## GIVEN TASK:
Type out all the records word for word. Any pictures are to be left out.
— start of INFORMATION SHOWN —
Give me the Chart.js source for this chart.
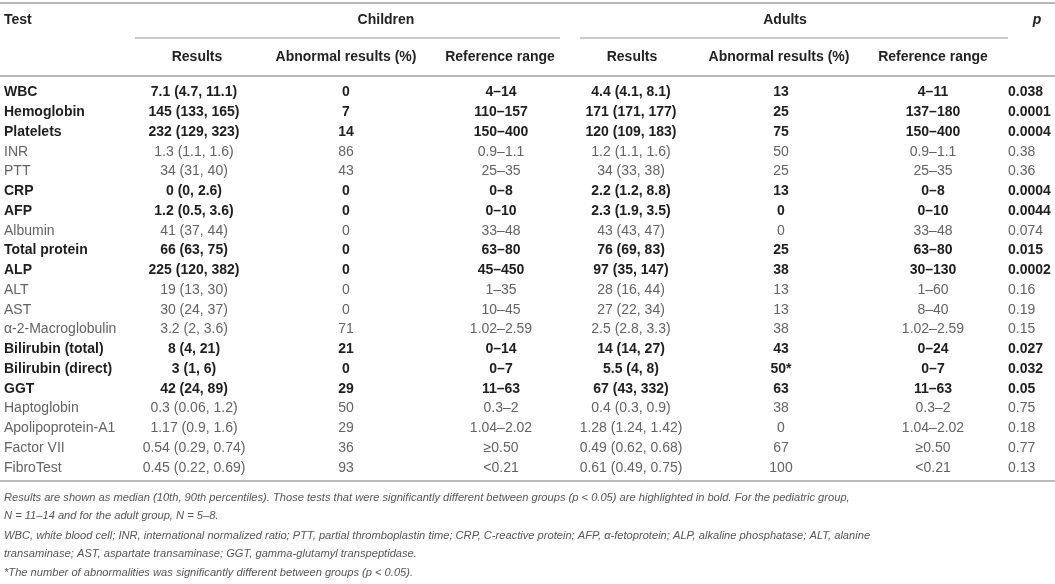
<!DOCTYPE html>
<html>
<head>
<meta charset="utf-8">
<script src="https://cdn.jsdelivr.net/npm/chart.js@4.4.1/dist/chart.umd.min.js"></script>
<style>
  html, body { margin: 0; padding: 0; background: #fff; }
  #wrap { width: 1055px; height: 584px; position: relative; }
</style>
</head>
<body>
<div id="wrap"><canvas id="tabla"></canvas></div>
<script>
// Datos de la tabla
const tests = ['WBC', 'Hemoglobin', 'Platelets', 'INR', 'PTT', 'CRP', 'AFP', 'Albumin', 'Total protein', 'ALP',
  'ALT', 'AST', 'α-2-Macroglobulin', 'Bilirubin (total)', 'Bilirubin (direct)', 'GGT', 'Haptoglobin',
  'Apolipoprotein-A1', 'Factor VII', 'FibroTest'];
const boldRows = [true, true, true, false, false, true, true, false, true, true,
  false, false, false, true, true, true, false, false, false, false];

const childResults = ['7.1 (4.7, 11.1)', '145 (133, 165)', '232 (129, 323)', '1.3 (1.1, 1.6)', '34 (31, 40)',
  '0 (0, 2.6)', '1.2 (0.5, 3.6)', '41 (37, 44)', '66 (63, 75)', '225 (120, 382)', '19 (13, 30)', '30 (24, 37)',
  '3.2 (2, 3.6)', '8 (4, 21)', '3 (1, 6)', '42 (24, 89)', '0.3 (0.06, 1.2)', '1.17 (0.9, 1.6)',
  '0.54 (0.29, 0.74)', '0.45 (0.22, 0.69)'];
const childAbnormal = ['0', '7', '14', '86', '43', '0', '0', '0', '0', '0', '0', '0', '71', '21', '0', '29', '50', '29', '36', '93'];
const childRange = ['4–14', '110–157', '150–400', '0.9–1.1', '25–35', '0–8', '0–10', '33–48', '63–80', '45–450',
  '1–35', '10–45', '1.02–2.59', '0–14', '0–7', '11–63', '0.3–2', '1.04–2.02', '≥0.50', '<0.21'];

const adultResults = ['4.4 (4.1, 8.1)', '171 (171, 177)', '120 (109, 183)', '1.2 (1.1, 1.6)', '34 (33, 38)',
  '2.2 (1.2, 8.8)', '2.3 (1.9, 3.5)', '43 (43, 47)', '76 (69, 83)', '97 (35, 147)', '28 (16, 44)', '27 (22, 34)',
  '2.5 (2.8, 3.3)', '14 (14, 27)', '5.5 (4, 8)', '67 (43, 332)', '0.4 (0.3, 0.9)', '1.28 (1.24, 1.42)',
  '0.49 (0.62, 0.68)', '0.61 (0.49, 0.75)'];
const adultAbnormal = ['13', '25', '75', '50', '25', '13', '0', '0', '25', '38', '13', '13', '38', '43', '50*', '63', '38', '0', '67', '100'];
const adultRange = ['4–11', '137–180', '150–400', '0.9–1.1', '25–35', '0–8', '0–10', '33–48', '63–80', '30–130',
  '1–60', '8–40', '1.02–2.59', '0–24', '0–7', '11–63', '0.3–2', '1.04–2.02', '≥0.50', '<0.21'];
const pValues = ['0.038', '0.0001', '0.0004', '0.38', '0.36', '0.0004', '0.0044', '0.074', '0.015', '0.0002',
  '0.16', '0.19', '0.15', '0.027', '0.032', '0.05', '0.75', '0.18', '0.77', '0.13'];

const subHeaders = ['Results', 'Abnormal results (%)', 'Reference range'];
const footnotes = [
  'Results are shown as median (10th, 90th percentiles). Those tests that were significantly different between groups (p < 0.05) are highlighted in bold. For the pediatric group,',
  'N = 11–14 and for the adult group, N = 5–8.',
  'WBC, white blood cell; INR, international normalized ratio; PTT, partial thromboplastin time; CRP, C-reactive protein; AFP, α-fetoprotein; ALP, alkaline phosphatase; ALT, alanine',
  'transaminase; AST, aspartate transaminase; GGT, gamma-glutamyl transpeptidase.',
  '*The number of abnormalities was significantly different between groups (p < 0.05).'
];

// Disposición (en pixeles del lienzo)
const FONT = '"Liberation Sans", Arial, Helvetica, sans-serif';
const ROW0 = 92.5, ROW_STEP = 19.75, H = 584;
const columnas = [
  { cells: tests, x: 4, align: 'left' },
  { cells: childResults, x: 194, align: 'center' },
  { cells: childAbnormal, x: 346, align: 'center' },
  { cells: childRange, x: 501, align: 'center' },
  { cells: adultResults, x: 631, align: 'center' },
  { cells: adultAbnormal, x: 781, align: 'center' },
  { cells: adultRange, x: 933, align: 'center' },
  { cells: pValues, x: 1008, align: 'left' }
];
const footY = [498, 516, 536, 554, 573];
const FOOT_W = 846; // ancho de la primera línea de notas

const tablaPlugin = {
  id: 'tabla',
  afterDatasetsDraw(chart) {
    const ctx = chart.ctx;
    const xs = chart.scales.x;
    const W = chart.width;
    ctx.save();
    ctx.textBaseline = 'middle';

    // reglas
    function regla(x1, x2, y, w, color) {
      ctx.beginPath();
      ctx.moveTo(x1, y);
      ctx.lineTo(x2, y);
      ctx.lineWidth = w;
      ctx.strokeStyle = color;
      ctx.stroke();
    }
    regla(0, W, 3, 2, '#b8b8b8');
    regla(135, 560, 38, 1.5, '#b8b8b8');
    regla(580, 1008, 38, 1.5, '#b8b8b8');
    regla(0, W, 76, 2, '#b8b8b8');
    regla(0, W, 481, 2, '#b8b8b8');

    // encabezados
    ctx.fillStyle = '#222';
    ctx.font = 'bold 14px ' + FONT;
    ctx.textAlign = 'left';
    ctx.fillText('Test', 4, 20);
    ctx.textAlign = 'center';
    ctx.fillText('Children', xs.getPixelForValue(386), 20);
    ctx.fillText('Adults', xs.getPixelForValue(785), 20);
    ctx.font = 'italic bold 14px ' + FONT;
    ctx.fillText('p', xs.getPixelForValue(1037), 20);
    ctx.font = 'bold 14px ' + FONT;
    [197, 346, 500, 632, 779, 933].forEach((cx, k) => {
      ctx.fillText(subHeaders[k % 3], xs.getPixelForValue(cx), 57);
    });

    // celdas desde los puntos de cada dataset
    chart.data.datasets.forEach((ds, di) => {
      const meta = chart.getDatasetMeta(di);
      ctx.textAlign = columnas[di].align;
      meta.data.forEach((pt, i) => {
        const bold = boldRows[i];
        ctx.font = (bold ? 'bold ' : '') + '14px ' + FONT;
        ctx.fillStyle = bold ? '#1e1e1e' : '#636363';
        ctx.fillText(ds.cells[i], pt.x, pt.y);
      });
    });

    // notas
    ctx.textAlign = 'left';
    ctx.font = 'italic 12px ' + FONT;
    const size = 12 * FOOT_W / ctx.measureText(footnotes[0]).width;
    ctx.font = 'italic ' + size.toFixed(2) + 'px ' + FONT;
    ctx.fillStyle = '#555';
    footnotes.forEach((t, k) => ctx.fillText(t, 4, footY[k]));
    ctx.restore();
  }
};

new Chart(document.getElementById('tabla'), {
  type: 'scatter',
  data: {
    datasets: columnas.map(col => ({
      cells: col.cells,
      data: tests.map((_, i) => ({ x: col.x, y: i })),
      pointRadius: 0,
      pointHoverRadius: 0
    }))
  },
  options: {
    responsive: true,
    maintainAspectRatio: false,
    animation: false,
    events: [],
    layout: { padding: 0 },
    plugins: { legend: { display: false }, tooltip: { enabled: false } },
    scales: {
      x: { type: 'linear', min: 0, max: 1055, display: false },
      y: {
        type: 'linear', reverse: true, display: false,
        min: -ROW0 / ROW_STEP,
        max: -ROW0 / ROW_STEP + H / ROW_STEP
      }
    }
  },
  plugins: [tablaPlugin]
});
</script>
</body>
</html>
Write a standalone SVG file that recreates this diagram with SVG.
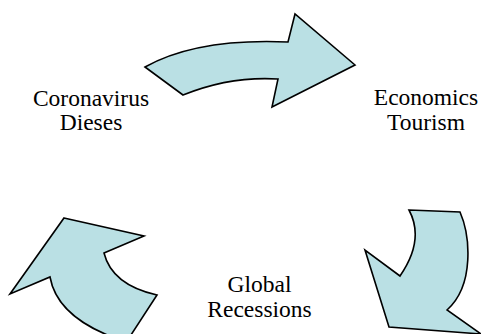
— end of INFORMATION SHOWN —
## ANSWER:
Give me the Chart.js source for this chart.
<!DOCTYPE html>
<html>
<head>
<meta charset="utf-8">
<script src="https://cdn.jsdelivr.net/npm/chart.js@4.4.1/dist/chart.umd.min.js"></script>
<style>
  html, body { margin: 0; padding: 0; background: #fff; }
  #wrap { width: 1055px; height: 584px; position: relative; }
</style>
</head>
<body>
<div id="wrap"><canvas id="tabla"></canvas></div>
<script>
// Datos de la tabla
const tests = ['WBC', 'Hemoglobin', 'Platelets', 'INR', 'PTT', 'CRP', 'AFP', 'Albumin', 'Total protein', 'ALP',
  'ALT', 'AST', 'α-2-Macroglobulin', 'Bilirubin (total)', 'Bilirubin (direct)', 'GGT', 'Haptoglobin',
  'Apolipoprotein-A1', 'Factor VII', 'FibroTest'];
const boldRows = [true, true, true, false, false, true, true, false, true, true,
  false, false, false, true, true, true, false, false, false, false];

const childResults = ['7.1 (4.7, 11.1)', '145 (133, 165)', '232 (129, 323)', '1.3 (1.1, 1.6)', '34 (31, 40)',
  '0 (0, 2.6)', '1.2 (0.5, 3.6)', '41 (37, 44)', '66 (63, 75)', '225 (120, 382)', '19 (13, 30)', '30 (24, 37)',
  '3.2 (2, 3.6)', '8 (4, 21)', '3 (1, 6)', '42 (24, 89)', '0.3 (0.06, 1.2)', '1.17 (0.9, 1.6)',
  '0.54 (0.29, 0.74)', '0.45 (0.22, 0.69)'];
const childAbnormal = ['0', '7', '14', '86', '43', '0', '0', '0', '0', '0', '0', '0', '71', '21', '0', '29', '50', '29', '36', '93'];
const childRange = ['4–14', '110–157', '150–400', '0.9–1.1', '25–35', '0–8', '0–10', '33–48', '63–80', '45–450',
  '1–35', '10–45', '1.02–2.59', '0–14', '0–7', '11–63', '0.3–2', '1.04–2.02', '≥0.50', '<0.21'];

const adultResults = ['4.4 (4.1, 8.1)', '171 (171, 177)', '120 (109, 183)', '1.2 (1.1, 1.6)', '34 (33, 38)',
  '2.2 (1.2, 8.8)', '2.3 (1.9, 3.5)', '43 (43, 47)', '76 (69, 83)', '97 (35, 147)', '28 (16, 44)', '27 (22, 34)',
  '2.5 (2.8, 3.3)', '14 (14, 27)', '5.5 (4, 8)', '67 (43, 332)', '0.4 (0.3, 0.9)', '1.28 (1.24, 1.42)',
  '0.49 (0.62, 0.68)', '0.61 (0.49, 0.75)'];
const adultAbnormal = ['13', '25', '75', '50', '25', '13', '0', '0', '25', '38', '13', '13', '38', '43', '50*', '63', '38', '0', '67', '100'];
const adultRange = ['4–11', '137–180', '150–400', '0.9–1.1', '25–35', '0–8', '0–10', '33–48', '63–80', '30–130',
  '1–60', '8–40', '1.02–2.59', '0–24', '0–7', '11–63', '0.3–2', '1.04–2.02', '≥0.50', '<0.21'];
const pValues = ['0.038', '0.0001', '0.0004', '0.38', '0.36', '0.0004', '0.0044', '0.074', '0.015', '0.0002',
  '0.16', '0.19', '0.15', '0.027', '0.032', '0.05', '0.75', '0.18', '0.77', '0.13'];

const subHeaders = ['Results', 'Abnormal results (%)', 'Reference range'];
const footnotes = [
  'Results are shown as median (10th, 90th percentiles). Those tests that were significantly different between groups (p < 0.05) are highlighted in bold. For the pediatric group,',
  'N = 11–14 and for the adult group, N = 5–8.',
  'WBC, white blood cell; INR, international normalized ratio; PTT, partial thromboplastin time; CRP, C-reactive protein; AFP, α-fetoprotein; ALP, alkaline phosphatase; ALT, alanine',
  'transaminase; AST, aspartate transaminase; GGT, gamma-glutamyl transpeptidase.',
  '*The number of abnormalities was significantly different between groups (p < 0.05).'
];

// Disposición (en pixeles del lienzo)
const FONT = '"Liberation Sans", Arial, Helvetica, sans-serif';
const ROW0 = 92.5, ROW_STEP = 19.75, H = 584;
const columnas = [
  { cells: tests, x: 4, align: 'left' },
  { cells: childResults, x: 194, align: 'center' },
  { cells: childAbnormal, x: 346, align: 'center' },
  { cells: childRange, x: 501, align: 'center' },
  { cells: adultResults, x: 631, align: 'center' },
  { cells: adultAbnormal, x: 781, align: 'center' },
  { cells: adultRange, x: 933, align: 'center' },
  { cells: pValues, x: 1008, align: 'left' }
];
const footY = [498, 516, 536, 554, 573];
const FOOT_W = 846; // ancho de la primera línea de notas

const tablaPlugin = {
  id: 'tabla',
  afterDatasetsDraw(chart) {
    const ctx = chart.ctx;
    const xs = chart.scales.x;
    const W = chart.width;
    ctx.save();
    ctx.textBaseline = 'middle';

    // reglas
    function regla(x1, x2, y, w, color) {
      ctx.beginPath();
      ctx.moveTo(x1, y);
      ctx.lineTo(x2, y);
      ctx.lineWidth = w;
      ctx.strokeStyle = color;
      ctx.stroke();
    }
    regla(0, W, 3, 2, '#b8b8b8');
    regla(135, 560, 38, 1.5, '#b8b8b8');
    regla(580, 1008, 38, 1.5, '#b8b8b8');
    regla(0, W, 76, 2, '#b8b8b8');
    regla(0, W, 481, 2, '#b8b8b8');

    // encabezados
    ctx.fillStyle = '#222';
    ctx.font = 'bold 14px ' + FONT;
    ctx.textAlign = 'left';
    ctx.fillText('Test', 4, 20);
    ctx.textAlign = 'center';
    ctx.fillText('Children', xs.getPixelForValue(386), 20);
    ctx.fillText('Adults', xs.getPixelForValue(785), 20);
    ctx.font = 'italic bold 14px ' + FONT;
    ctx.fillText('p', xs.getPixelForValue(1037), 20);
    ctx.font = 'bold 14px ' + FONT;
    [197, 346, 500, 632, 779, 933].forEach((cx, k) => {
      ctx.fillText(subHeaders[k % 3], xs.getPixelForValue(cx), 57);
    });

    // celdas desde los puntos de cada dataset
    chart.data.datasets.forEach((ds, di) => {
      const meta = chart.getDatasetMeta(di);
      ctx.textAlign = columnas[di].align;
      meta.data.forEach((pt, i) => {
        const bold = boldRows[i];
        ctx.font = (bold ? 'bold ' : '') + '14px ' + FONT;
        ctx.fillStyle = bold ? '#1e1e1e' : '#636363';
        ctx.fillText(ds.cells[i], pt.x, pt.y);
      });
    });

    // notas
    ctx.textAlign = 'left';
    ctx.font = 'italic 12px ' + FONT;
    const size = 12 * FOOT_W / ctx.measureText(footnotes[0]).width;
    ctx.font = 'italic ' + size.toFixed(2) + 'px ' + FONT;
    ctx.fillStyle = '#555';
    footnotes.forEach((t, k) => ctx.fillText(t, 4, footY[k]));
    ctx.restore();
  }
};

new Chart(document.getElementById('tabla'), {
  type: 'scatter',
  data: {
    datasets: columnas.map(col => ({
      cells: col.cells,
      data: tests.map((_, i) => ({ x: col.x, y: i })),
      pointRadius: 0,
      pointHoverRadius: 0
    }))
  },
  options: {
    responsive: true,
    maintainAspectRatio: false,
    animation: false,
    events: [],
    layout: { padding: 0 },
    plugins: { legend: { display: false }, tooltip: { enabled: false } },
    scales: {
      x: { type: 'linear', min: 0, max: 1055, display: false },
      y: {
        type: 'linear', reverse: true, display: false,
        min: -ROW0 / ROW_STEP,
        max: -ROW0 / ROW_STEP + H / ROW_STEP
      }
    }
  },
  plugins: [tablaPlugin]
});
</script>
</body>
</html>
Write a standalone SVG file that recreates this diagram with SVG.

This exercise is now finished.